David McVicar’s Andrea Chénier at the Royal Opera House | Credit: Bill Cooper

It’s not as good as Tosca. It’s a very, very good opera of the second rank. It’s not as well composed as Tosca. It doesn’t have the concision of Tosca, because Puccini’s dramatic instincts, he was much more on the ball than Giordano, who was a much less sophisticated man. So [Luigi] Illica was sort of unbridled in his libretto, so sometimes the libretto gets quite obscure, and over-wordy and poetical. Puccini goes to the chase and most of the operas, he knows exactly what the emotional thread is. That’s why he fought with Illica all the time, because Illica thought himself to be a very major, great writer.

What [Chénier] is, is fantastically, crudely in a sense, theatrical. It holds the stage. It’s finally very moving, very thrilling. It’s not a greatly sophisticated piece, but it doesn’t matter. It still deserves respect and it still deserves everybody onstage to do their best.

Is it a treat, in a way, to work on a piece that is done a bit less often, because the singers don’t have perhaps quite as fixed an idea of character because they haven’t done the role a hundred times before?

Yep. There’s nothing more depressing than when a singer comes and says, “no, no, no, she’s very beautiful here.” I had a Traviata once, a second cast, and I went up to her and said, “darling, you can’t wear those false eyelashes in bed when you’re dying?” And she said, “but she’s very beautiful here.” I went online and found pictures of someone dying of tuberculosis and said, “that’s what you should look like.” I won the battle of the eyelashes.

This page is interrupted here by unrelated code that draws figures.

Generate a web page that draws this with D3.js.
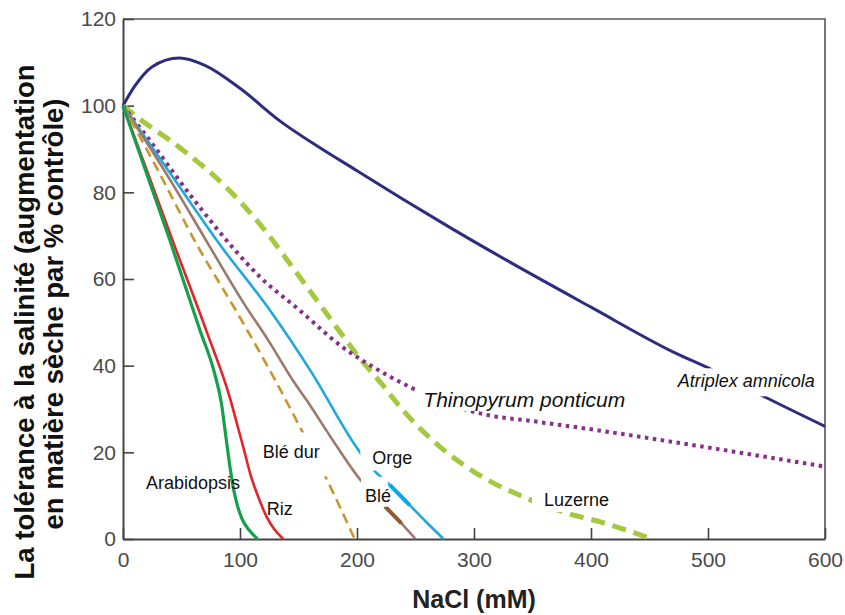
<!DOCTYPE html>
<html><head><meta charset="utf-8">
<script src="https://cdn.jsdelivr.net/npm/d3@7"></script>
<style>body{margin:0;background:#fff} svg{display:block}</style>
</head><body><svg id="c" width="845" height="615"></svg>
<script>
// ---- data ----
const xTickValues = [0, 100, 200, 300, 400, 500, 600];
const yTickValues = [0, 20, 40, 60, 80, 100, 120];

const atriplex = [[0,100],[10,104.5],[25,109],[48,111],[70,109.3],[100,104],[134,96.5],[170,90],[200,85],[240,78.3],[280,71.8],[330,64],[400,53.5],[470,43.2],[504,39],[550,32.6],[600,26]];
const luzerne = [[0,100],[10,97.8],[50,90],[87,81.5],[108,75.5],[124,70.3],[140,64.5],[155,59],[180,49.8],[200,42.5],[222,35.5],[239,29.8],[270,21.5],[300,15.5],[345,9.4],[379,6],[410,3.8],[452,0]];
const thinopyrum = [[0,100],[20,93],[60,78.5],[93,67.5],[117,60.5],[150,53],[187,44.4],[215,39.5],[245,35.1],[275,31.5],[308,28.8],[350,27.2],[408,25],[465,22.6],[521,20.2],[600,16.7]];
const orge = [[0,100],[40,84.5],[84,67.5],[125,53],[161,38.5],[200,21],[214,16],[228,12.5],[245,7.8],[260,3.7],[274,0]];
const ble = [[0,100],[40,83],[73,68],[103,54.5],[125,45.5],[145,36.7],[157,32],[180,22.5],[203,13.6],[224,7.5],[238,3.6],[250,0]];
const bleDur = [[0,100],[30,85],[64,67.5],[97,52.5],[130,36.7],[154,24.4],[173,14.4],[198,0]];
const riz = [[0,100],[45,67],[72,47.5],[92,32],[98,26],[104,20],[109,14.8],[114.5,10.5],[123,5],[130,2],[137,0]];
const arabidopsis = [[0,100],[40,69],[66,48],[78,38.5],[84,31.5],[88,23.5],[91.5,16.5],[94.5,11.5],[98,7.5],[102,4.5],[108,2],[115,0]];
const orgeHighlight = [[228,12.5],[245,7.8]];
const bleHighlight = [[224,7.5],[238,3.6]];

// ---- styles ----
const seriesStyles = [
  {data: atriplex,    color: "#2d2c7f", width: 3,   dash: null},
  {data: luzerne,     color: "#a5c93d", width: 5,   dash: "14 8"},
  {data: thinopyrum,  color: "#86308a", width: 4,   dash: "3.5 4.5"},
  {data: orge,        color: "#1fa8e0", width: 2.6, dash: null},
  {data: ble,         color: "#9b7a6c", width: 2.6, dash: null},
  {data: bleDur,      color: "#c9952c", width: 2.6, dash: "10 6"},
  {data: riz,         color: "#e2252b", width: 2.6, dash: null},
  {data: arabidopsis, color: "#17a04b", width: 3.2, dash: null},
  {data: orgeHighlight, color: "#02a9ee", width: 4, dash: null},
  {data: bleHighlight,  color: "#8e5a2e", width: 4, dash: null}
];

const labels = [
  {text: "Arabidopsis", x: 19.7, y: 11.5, size: 18, italic: false, pad: null},
  {text: "Riz", x: 122.8, y: 5.5, size: 18, italic: false, pad: null},
  {text: "Blé dur", x: 119.4, y: 18.6, size: 18, italic: false, pad: [10, 7, 14, 6]},
  {text: "Orge", x: 213.1, y: 17.4, size: 18, italic: false, pad: [2, 4, 3, 12]},
  {text: "Blé", x: 206.8, y: 8.6, size: 18, italic: false, pad: [9, -3, 1, 4]},
  {text: "Thinopyrum ponticum", x: 256.7, y: 30.5, size: 21, italic: true, pad: [4, 3, 0, 7]},
  {text: "Luzerne", x: 359.8, y: 7.6, size: 18, italic: false, pad: [2, 5, 2, 12]},
  {text: "Atriplex amnicola", x: 474.1, y: 35.0, size: 18, italic: true, pad: [3, 4, 5, 4]}
];

const FONT = "'Liberation Sans', Arial, Helvetica, sans-serif";
const svg = d3.select("#c");
const x = d3.scaleLinear().domain([0, 600]).range([123, 825]);
const y = d3.scaleLinear().domain([0, 120]).range([539, 19]);

// frame (top & right)
svg.append("path")
  .attr("d", `M${x(0)},${y(120)}H${x(600)}V${y(0)}`)
  .attr("fill", "none").attr("stroke", "#555").attr("stroke-width", 1.6);

// axes
const yAxis = d3.axisLeft(y).tickValues(yTickValues).tickSizeInner(-11).tickSizeOuter(0).tickPadding(7);
const xAxis = d3.axisBottom(x).tickValues(xTickValues).tickSizeInner(-11).tickSizeOuter(0).tickPadding(13);
const gy = svg.append("g").attr("transform", `translate(${x(0)},0)`).call(yAxis);
const gx = svg.append("g").attr("transform", `translate(0,${y(0)})`).call(xAxis);
[gx, gy].forEach(g => {
  g.select(".domain").attr("stroke", "#444").attr("stroke-width", 2);
  g.selectAll(".tick line").attr("stroke", "#444").attr("stroke-width", 1.6);
  g.selectAll(".tick text").attr("fill", "#4a4a4a").style("font-family", FONT).style("font-size", "21px");
});

// lines
const line = d3.line().x(d => x(d[0])).y(d => y(d[1])).curve(d3.curveMonotoneX);
seriesStyles.forEach(s => {
  svg.append("path").datum(s.data)
    .attr("d", line)
    .attr("fill", "none")
    .attr("stroke", s.color)
    .attr("stroke-width", s.width)
    .attr("stroke-dasharray", s.dash)
    .attr("stroke-linecap", "butt");
});

// labels
labels.forEach(l => {
  const g = svg.append("g");
  const t = g.append("text")
    .attr("x", x(l.x)).attr("y", y(l.y))
    .style("font-family", FONT).style("font-size", l.size + "px")
    .style("font-style", l.italic ? "italic" : "normal")
    .attr("fill", "#111")
    .text(l.text);
  if (l.pad) {
    const b = t.node().getBBox();
    g.insert("rect", "text")
      .attr("x", b.x - l.pad[3]).attr("y", b.y - l.pad[0])
      .attr("width", b.width + l.pad[1] + l.pad[3])
      .attr("height", b.height + l.pad[0] + l.pad[2])
      .attr("fill", "#fff");
  }
});

// axis titles
svg.append("text")
  .attr("x", 474).attr("y", 608).attr("text-anchor", "middle")
  .style("font-family", FONT).style("font-size", "25px").style("font-weight", "bold")
  .attr("fill", "#222").text("NaCl (mM)");
svg.append("text")
  .attr("transform", "translate(34,322) rotate(-90)").attr("text-anchor", "middle")
  .style("font-family", FONT).style("font-size", "27.5px").style("font-weight", "bold")
  .attr("fill", "#111").text("La tolérance à la salinité (augmentation");
svg.append("text")
  .attr("transform", "translate(63,314) rotate(-90)").attr("text-anchor", "middle")
  .style("font-family", FONT).style("font-size", "27.5px").style("font-weight", "bold")
  .attr("fill", "#111").text("en matière sèche par % contrôle)");
</script>
</body></html>
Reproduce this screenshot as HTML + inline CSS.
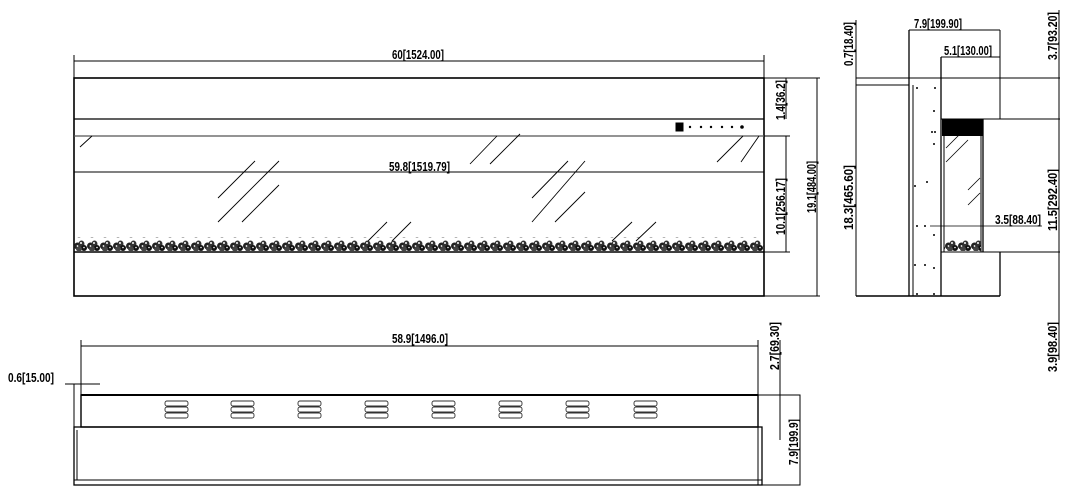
<!DOCTYPE html>
<html><head><meta charset="utf-8"><style>
html,body{margin:0;padding:0;background:#fff;}
svg{display:block;}
text{font-family:"Liberation Sans Narrow","Liberation Sans",sans-serif;font-weight:bold;font-size:13px;fill:#000;}
</style></head><body>
<svg width="1067" height="493" viewBox="0 0 1067 493" xmlns="http://www.w3.org/2000/svg">
<defs>
<pattern id="peb" x="74" y="238" width="13" height="14" patternUnits="userSpaceOnUse">
<ellipse cx="3.5" cy="8" rx="3.5" ry="3.5" fill="#222"/>
<ellipse cx="7.5" cy="6" rx="3" ry="3.5" fill="#333"/>
<ellipse cx="10" cy="10" rx="3" ry="3" fill="#111"/>
<ellipse cx="5" cy="11" rx="3" ry="2.5" fill="#444"/>
<circle cx="7" cy="5" r="1" fill="#fff"/>
<circle cx="3.5" cy="8" r="0.9" fill="#fff"/>
<circle cx="10" cy="9.5" r="0.8" fill="#fff"/>
</pattern>
</defs>
<g stroke="#000" fill="none" stroke-width="1">
<rect x="74" y="78" width="690" height="218" stroke-width="1.6"/>
<line x1="74" y1="119" x2="764" y2="119" stroke-width="1.3"/>
<line x1="74" y1="136" x2="764" y2="136" stroke="#555" stroke-width="1.3"/>
<line x1="74" y1="252" x2="764" y2="252" stroke-width="1.6"/>
<line x1="74" y1="61" x2="764" y2="61"/>
<line x1="764" y1="55" x2="764" y2="78"/>
<line x1="74" y1="55" x2="74" y2="78"/>
<line x1="74" y1="172" x2="764" y2="172"/>
<g stroke-width="0.9">
<line x1="80" y1="147" x2="92" y2="136"/>
<line x1="218" y1="198" x2="255" y2="161"/>
<line x1="218" y1="222" x2="279" y2="161"/>
<line x1="242" y1="222" x2="279" y2="185"/>
<line x1="368" y1="241" x2="387" y2="222"/>
<line x1="392" y1="241" x2="411" y2="222"/>
<line x1="470" y1="164" x2="497" y2="136"/>
<line x1="490" y1="164" x2="520" y2="134"/>
<line x1="532" y1="198" x2="568" y2="161"/>
<line x1="532" y1="222" x2="585" y2="161"/>
<line x1="555" y1="222" x2="585" y2="192"/>
<line x1="612" y1="241" x2="632" y2="222"/>
<line x1="636" y1="241" x2="656" y2="222"/>
<line x1="717" y1="162" x2="743" y2="136"/>
<line x1="741" y1="162" x2="759" y2="136"/>
</g>
<rect x="74" y="237" width="690" height="14" fill="url(#peb)" stroke="none"/>
<rect x="676" y="123" width="7" height="8" fill="#000"/>
<line x1="764" y1="78" x2="790" y2="78"/>
<line x1="786" y1="78" x2="786" y2="119"/>
<line x1="764" y1="136" x2="790" y2="136"/>
<line x1="786" y1="136" x2="786" y2="252"/>
<line x1="764" y1="252" x2="790" y2="252"/>
<line x1="764" y1="78" x2="820" y2="78"/>
<line x1="764" y1="296" x2="820" y2="296"/>
<line x1="817" y1="78" x2="817" y2="296"/>
<line x1="856" y1="20" x2="856" y2="296"/>
<line x1="856" y1="78" x2="1060" y2="78"/>
<line x1="856" y1="85" x2="909" y2="85"/>
<line x1="856" y1="296" x2="1000" y2="296" stroke-width="1.4"/>
<line x1="909" y1="30" x2="909" y2="296" stroke-width="1.3"/>
<line x1="913" y1="85" x2="913" y2="296"/>
<line x1="941" y1="57" x2="941" y2="296" stroke-width="1.3"/>
<line x1="1000" y1="30" x2="1000" y2="119"/>
<line x1="909" y1="30" x2="1000" y2="30"/>
<line x1="941" y1="57" x2="1000" y2="57"/>
<line x1="941" y1="119" x2="1060" y2="119"/>
<rect x="942" y="119" width="41" height="17" fill="#000" stroke="none"/>
<line x1="944" y1="119" x2="944" y2="252"/>
<line x1="981" y1="119" x2="981" y2="252"/>
<line x1="983" y1="119" x2="983" y2="252" stroke-width="1.3"/>
<line x1="941" y1="252" x2="1060" y2="252"/>
<line x1="1000" y1="252" x2="1000" y2="296" stroke-width="1.3"/>
<line x1="1059" y1="10" x2="1059" y2="360"/>
<line x1="930" y1="226" x2="1042" y2="226" stroke-width="0.8"/>
<line x1="946" y1="148" x2="968" y2="126" stroke-width="0.8"/>
<line x1="946" y1="162" x2="968" y2="140" stroke-width="0.8"/>
<line x1="968" y1="190" x2="980" y2="178" stroke-width="0.8"/>
<line x1="968" y1="205" x2="980" y2="193" stroke-width="0.8"/>
<rect x="944" y="238" width="37" height="13" fill="url(#peb)" stroke="none"/>
<line x1="81" y1="346" x2="758" y2="346"/>
<line x1="81" y1="340" x2="81" y2="395"/>
<line x1="758" y1="340" x2="758" y2="395"/>
<rect x="81" y="395" width="677" height="32" stroke-width="1.4"/>
<line x1="81" y1="395" x2="758" y2="395" stroke-width="2"/>
<rect x="74" y="427" width="688" height="58" stroke-width="1.3"/>
<line x1="74" y1="480" x2="762" y2="480"/>
<line x1="74" y1="384" x2="74" y2="485"/>
<line x1="77" y1="430" x2="77" y2="480"/>
<line x1="758" y1="430" x2="758" y2="480"/>
<rect x="758" y="395" width="42" height="90"/>
<line x1="65" y1="384" x2="100" y2="384"/>
<line x1="780" y1="340" x2="780" y2="440"/>
</g>
<g fill="#000">
<circle cx="690" cy="127" r="1.2"/><circle cx="701" cy="127" r="1.2"/><circle cx="711" cy="127" r="1.2"/>
<circle cx="722" cy="127" r="1.2"/><circle cx="732" cy="127" r="1.2"/><circle cx="742" cy="127" r="1.8"/>
<circle cx="917" cy="88" r="1"/><circle cx="935" cy="88" r="1"/><circle cx="934" cy="111" r="1"/>
<circle cx="932" cy="132" r="1"/><circle cx="935" cy="132" r="1"/><circle cx="934" cy="144" r="1"/>
<circle cx="915" cy="186" r="1"/><circle cx="927" cy="182" r="1"/><circle cx="917" cy="226" r="1"/>
<circle cx="925" cy="226" r="1"/><circle cx="934" cy="235" r="1"/><circle cx="915" cy="265" r="1"/>
<circle cx="925" cy="265" r="1"/><circle cx="934" cy="268" r="1"/><circle cx="917" cy="294" r="1"/><circle cx="934" cy="294" r="1"/>
</g>
<g fill="none" stroke="#333" stroke-width="0.9">
<g id="v"><rect x="165" y="401" width="23" height="5" rx="2"/><rect x="165" y="407" width="23" height="5" rx="2"/><rect x="165" y="413" width="23" height="5" rx="2"/></g>
<use href="#v" x="66"/><use href="#v" x="133"/><use href="#v" x="200"/><use href="#v" x="267"/><use href="#v" x="334"/><use href="#v" x="401"/><use href="#v" x="469"/>
</g>
<text x="392" y="59" textLength="52" lengthAdjust="spacingAndGlyphs">60[1524.00]</text>
<text x="389" y="171" textLength="61" lengthAdjust="spacingAndGlyphs">59.8[1519.79]</text>
<text x="392" y="343" textLength="56" lengthAdjust="spacingAndGlyphs">58.9[1496.0]</text>
<text x="8" y="382" textLength="46" lengthAdjust="spacingAndGlyphs">0.6[15.00]</text>
<text x="914" y="28" textLength="48" lengthAdjust="spacingAndGlyphs">7.9[199.90]</text>
<text x="944" y="55" textLength="48" lengthAdjust="spacingAndGlyphs">5.1[130.00]</text>
<text x="995" y="224" textLength="46" lengthAdjust="spacingAndGlyphs">3.5[88.40]</text>
<text transform="translate(785,120) rotate(-90)" textLength="40" lengthAdjust="spacingAndGlyphs">1.4[36.2]</text>
<text transform="translate(785,235) rotate(-90)" textLength="57" lengthAdjust="spacingAndGlyphs">10.1[256.17]</text>
<text transform="translate(816,213) rotate(-90)" textLength="52" lengthAdjust="spacingAndGlyphs">19.1[484.00]</text>
<text transform="translate(853,66) rotate(-90)" textLength="44" lengthAdjust="spacingAndGlyphs">0.7[18.40]</text>
<text transform="translate(853,230) rotate(-90)" textLength="65" lengthAdjust="spacingAndGlyphs">18.3[465.60]</text>
<text transform="translate(1057,60) rotate(-90)" textLength="48" lengthAdjust="spacingAndGlyphs">3.7[93.20]</text>
<text transform="translate(1057,231) rotate(-90)" textLength="62" lengthAdjust="spacingAndGlyphs">11.5[292.40]</text>
<text transform="translate(1057,372) rotate(-90)" textLength="50" lengthAdjust="spacingAndGlyphs">3.9[98.40]</text>
<text transform="translate(779,370) rotate(-90)" textLength="48" lengthAdjust="spacingAndGlyphs">2.7[69.30]</text>
<text transform="translate(798,465) rotate(-90)" textLength="46" lengthAdjust="spacingAndGlyphs">7.9[199.9]</text>
</svg>
</body></html>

Maybe that’s where singers and actors are different.

Sondra Radvanovsky in Roberto Devereux at the Met | Credit: Ken Howard/Metropolitan Opera

Well, it depends on the singer. What I did to Sondra Radvanovsky at the Met in Roberto Devereux last season, people were a bit shocked that I aged her up as much as we did. That reaction was about, “but the soprano should be beautiful.” But she’s playing the truth of the character. Elizabeth is 70 years old. And Sondra loved it. She spent an hour in makeup before she even warmed up. The latex aging and everything. She just adored doing that role.

Would you like to see the standard repertoire expand?

Yes. Something I’m quite worried about now, and this is an international phenomenon, is marketing departments are having quite a say in what is being scheduled in seasons and I think that’s a very dangerous route. I think a balanced season should be some sure-fire popular hits, a modern piece, a new piece, some more fringe pieces, and then something like a revival of a Handel opera. It’s like humans having the same thing for dinner every day. I think it really should be a banquet of delicious and wonderful and different things, and every single title should be given the same care. Even if it’s Bohème. Don’t throw Bohème on in seven days. I can tell if Bohème has been done in seven days and I can tell if it’s been done in three weeks.

Do you think at all in terms of your legacy of productions?

No, no, no. I just can’t stand the “Ah! It’s time to give the world my Tristan!” The debate about production style — a lot of time audiences are unhappy about production style — and I am too when I see some work, particularly in Germany, because what I’m detecting is a director saying, “I have to make my mark with this piece. I have to do something that will never be forgotten.” And I think that’s such a dull way of proceeding because I think we should approach the operas with more humility than that. All of us. And I think our goal should be to get it right. I think that’s what we should be trying to do. How do we get this right? I really do. That doesn’t mean we’re subservient to the operas. We’ve still got a myriad of interpretive choices we can make, but what interpretive path we choose should be to light the piece up, not obscure it. This makes me incredibly unfashionable in Europe. I just have to suck that one up. I have to accept that. I’m not perceived as being particularly trendy.

You look like that’s OK with you.

I don’t care. [Laughs.] As long as I’ve got some work and I can still express myself as an artist, I’m OK with that.